O Presidente francês, François Hollande, repetiu ontem o que outros líderes europeus, e o seu homólogo norte-americano, já tinham afirmado: “A integridade territorial e a soberania da Ucrânia não são negociáveis.” Numa reunião no Palácio do Eliseu com o líder do partido ucraniano UDAR, Vitali Klitschko, e com o deputado independente Petro Poroshenko, Hollande declarou que a União Europeia só aceitará um referendo na Crimeia se for o governo da Ucrânia a organizá-lo.

Enquanto Hollande falava aos jornalistas ao lado de dois protagonistas da revolução no poder da Ucrânia, a 2500 quilómetros de distância, no coração de Moscovo, mais de 65.000 pessoas recebiam os deputados do parlamento regional da Crimeia com cartazes e palavras de ordem de apoio à anexação da península pela Rússia.

Ao som de músicas de teor nacionalista interpretadas pelo cantor pop russo Oleg Gazmanov, milhares de manifestantes agitavam cartazes com frases como “Crimeia, estamos contigo" e "A Crimeia é território russo".

As manifestações a favor das políticas do Kremlin, escreve a agência AFP, “são normalmente orquestradas pelas autoridades, que levam os funcionários para os locais de protesto em autocarros”. O correspondente da BBC em Moscovo, Steve Rosenberg, fez a mesma interpretação, ao partilhar uma fotografia no Twitter com a frase “Eles cantam ‘Moscovo! Rússia! Crimeia!’ à passagem pelo Kremlin, nesta manifestação organizada pelas autoridades”.

O Kremlin continua a dizer que as forças russas na Crimeia limitam-se a proteger as suas instalações militares, mas ontem foi o ministro dos Negócios Estrangeiros, Sergei Lavrov, quem explicou por que é que os observadores da Organização para a Segurança e Cooperação na Europa (OSCE) continuam a ser impedidos de entrar na península ucraniana.
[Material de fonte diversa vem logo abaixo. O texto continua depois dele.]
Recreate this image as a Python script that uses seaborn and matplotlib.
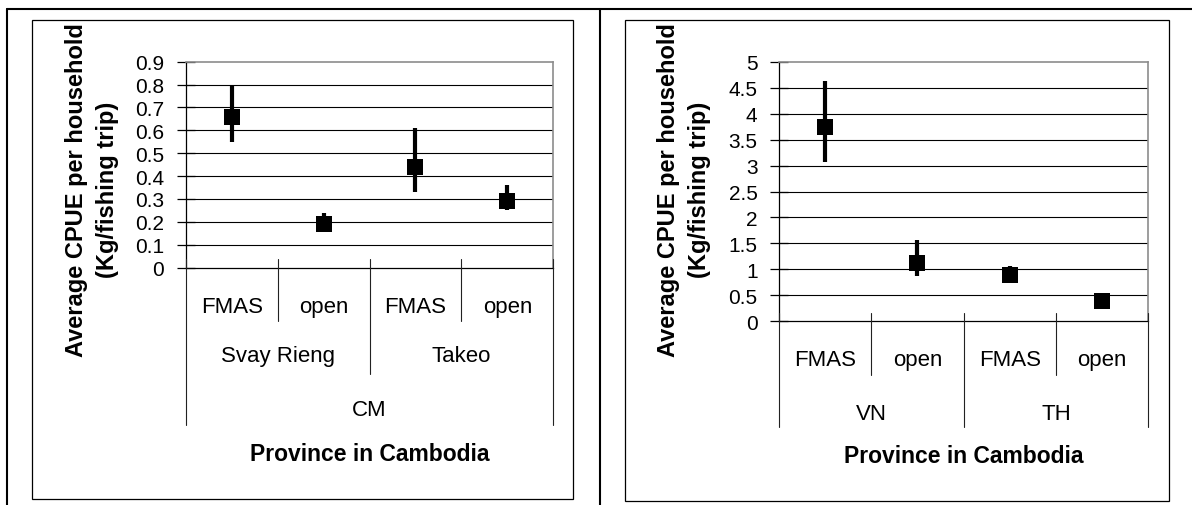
import numpy as np
import pandas as pd
import matplotlib
matplotlib.use("Agg")
import matplotlib.pyplot as plt
import seaborn as sns
from matplotlib.lines import Line2D
from matplotlib.patches import Rectangle

# ---- data: Cambodia provinces ----
cm_province = ["Svay Rieng", "Svay Rieng", "Takeo", "Takeo"]
cm_access = ["FMAS", "open", "FMAS", "open"]
cm_country = "CM"
cm_mean = [0.66, 0.19, 0.44, 0.29]
cm_low = [0.55, 0.17, 0.33, 0.25]
cm_high = [0.80, 0.24, 0.61, 0.36]
cm_ticks = [0.0, 0.1, 0.2, 0.3, 0.4, 0.5, 0.6, 0.7, 0.8, 0.9]
cm_tick_labels = ["0", "0.1", "0.2", "0.3", "0.4", "0.5", "0.6", "0.7", "0.8", "0.9"]

# ---- data: Vietnam / Thailand ----
vt_country = ["VN", "VN", "TH", "TH"]
vt_access = ["FMAS", "open", "FMAS", "open"]
vt_mean = [3.75, 1.13, 0.90, 0.40]
vt_low = [3.07, 0.87, 0.73, 0.35]
vt_high = [4.63, 1.56, 1.06, 0.45]
vt_ticks = [0, 0.5, 1, 1.5, 2, 2.5, 3, 3.5, 4, 4.5, 5]
vt_tick_labels = ["0", "0.5", "1", "1.5", "2", "2.5", "3", "3.5", "4", "4.5", "5"]

y_title = "Average CPUE per household\n(Kg/fishing trip)"
x_title = "Province in Cambodia"

sns.set_style("white")
plt.rcParams["font.family"] = ["Liberation Sans", "DejaVu Sans"]

W, H = 1192, 506
fig = plt.figure(figsize=(W / 100, H / 100), dpi=100)
fig.patch.set_facecolor("white")


def fx(px):
    return px / W


def fy(py):
    return 1 - py / H


def add_axes_px(x0, y0, x1, y1):
    return fig.add_axes([fx(x0), fy(y1), fx(x1) - fx(x0), (y1 - y0) / H])


def draw_panel(ax, access, groups, top_label, mean, low, high, ticks, tick_labels,
               inner_depth, group_depth, outer_depth, lvl_base, title_base):
    n = len(mean)
    df = pd.DataFrame({"pos": np.arange(n), "mean": mean, "low": low, "high": high})
    ax.set_facecolor("white")

    # interior gridlines
    for t in ticks[1:-1]:
        ax.axhline(t, color="black", lw=0.8, zorder=1)

    # error bars and square markers
    ax.vlines(df["pos"], df["low"], df["high"], color="black", lw=3.0, zorder=3)
    sns.scatterplot(data=df, x="pos", y="mean", marker="s", s=117, color="black",
                    linewidth=0, ax=ax, zorder=4, legend=False)

    ax.set_xlim(-0.5, n - 0.5)
    ax.set_ylim(ticks[0], ticks[-1])
    ax.set_yticks(ticks, tick_labels)
    ax.set_xticks([])
    ax.set_xlabel("")
    ax.set_ylabel("")
    ax.tick_params(axis="y", direction="inout", length=13, width=0.9, pad=8.9,
                   labelsize=15, colors="black", left=True)

    for s in ("top", "right"):
        ax.spines[s].set_color("#8c8c8c")
        ax.spines[s].set_linewidth(1.2)
    for s in ("left", "bottom"):
        ax.spines[s].set_color("black")
        ax.spines[s].set_linewidth(0.9)

    h_px = ax.get_position().height * H

    def frac(px):
        return -px / h_px

    xt = ax.get_xaxis_transform()

    # category dividers below the axis
    for i in range(n + 1):
        xb = i - 0.5
        if i == 0 or i == n:
            depth = outer_depth
        elif i == n // 2:
            depth = group_depth
        else:
            depth = inner_depth
        ax.plot([xb, xb], [frac(-8.7), frac(depth)], transform=xt, color="#222222",
                lw=0.8, clip_on=False, zorder=5)

    # access-type labels
    for i, lab in enumerate(access):
        ax.text(i, frac(lvl_base[0]), lab, transform=xt, ha="center", va="baseline",
                fontsize=16, color="black")
    # group labels
    for g0 in range(0, n, 2):
        ax.text(g0 + 0.5, frac(lvl_base[1]), groups[g0], transform=xt, ha="center",
                va="baseline", fontsize=16, color="black")
    if top_label:
        ax.text((n - 1) / 2, frac(lvl_base[2]), top_label, transform=xt, ha="center",
                va="baseline", fontsize=16, color="black")

    ax.text(0.5, frac(title_base), x_title, transform=ax.transAxes, ha="center",
            va="baseline", fontsize=16.5, fontweight="bold", color="black")


ax1 = add_axes_px(185.7, 62.7, 553.3, 268.5)
draw_panel(ax1, cm_access, cm_province, cm_country, cm_mean, cm_low, cm_high,
           cm_ticks, cm_tick_labels, 53.8, 106.5, 157.2, (44.2, 93.5, 148.0), 192.5)

ax2 = add_axes_px(779.0, 62.7, 1148.3, 322.3)
draw_panel(ax2, vt_access, vt_country, None, vt_mean, vt_low, vt_high,
           vt_ticks, vt_tick_labels, 53.7, 106.0, 106.0, (44.0, 97.5, 0), 141.0)

# rotated two-line y titles
for cx in (92.0, 684.0):
    fig.text(fx(cx), fy(190.0), y_title, rotation=90, ha="center", va="center",
             fontsize=17, fontweight="bold", color="black", linespacing=1.42)

# surrounding table frame
for (x0, y0, x1, y1) in [(6.7, 10, W, 10), (6.7, 10, 6.7, H), (600, 10, 600, H)]:
    fig.add_artist(Line2D([fx(x0), fx(x1)], [fy(y0), fy(y1)], transform=fig.transFigure,
                          color="black", lw=1.5))

# chart boxes
for (x0, y0, x1, y1) in [(31.7, 20.7, 573.0, 500.0), (625.0, 20.7, 1169.0, 501.7)]:
    fig.add_artist(Rectangle((fx(x0), fy(y1)), fx(x1) - fx(x0), (y1 - y0) / H,
                             transform=fig.transFigure, fill=False, edgecolor="black",
                             lw=0.9))

fig.savefig("out.png", dpi=100, facecolor="white")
O grupo de 43 representantes de 23 países da OSCE foi barrado por duas vezes por homens armadose não identificados porque a organização não esperou por um convite das autoridades pró-russas da Crimeia, “sem levar em conta os conselhos e as recomendações da Rússia”. “As estruturas executivas e vários Estados-membros da OSCE agiram de acordo com as piores tradições de dois pesos e duas medidas em relação à situação na Ucrânia”, acusou o ministro russo.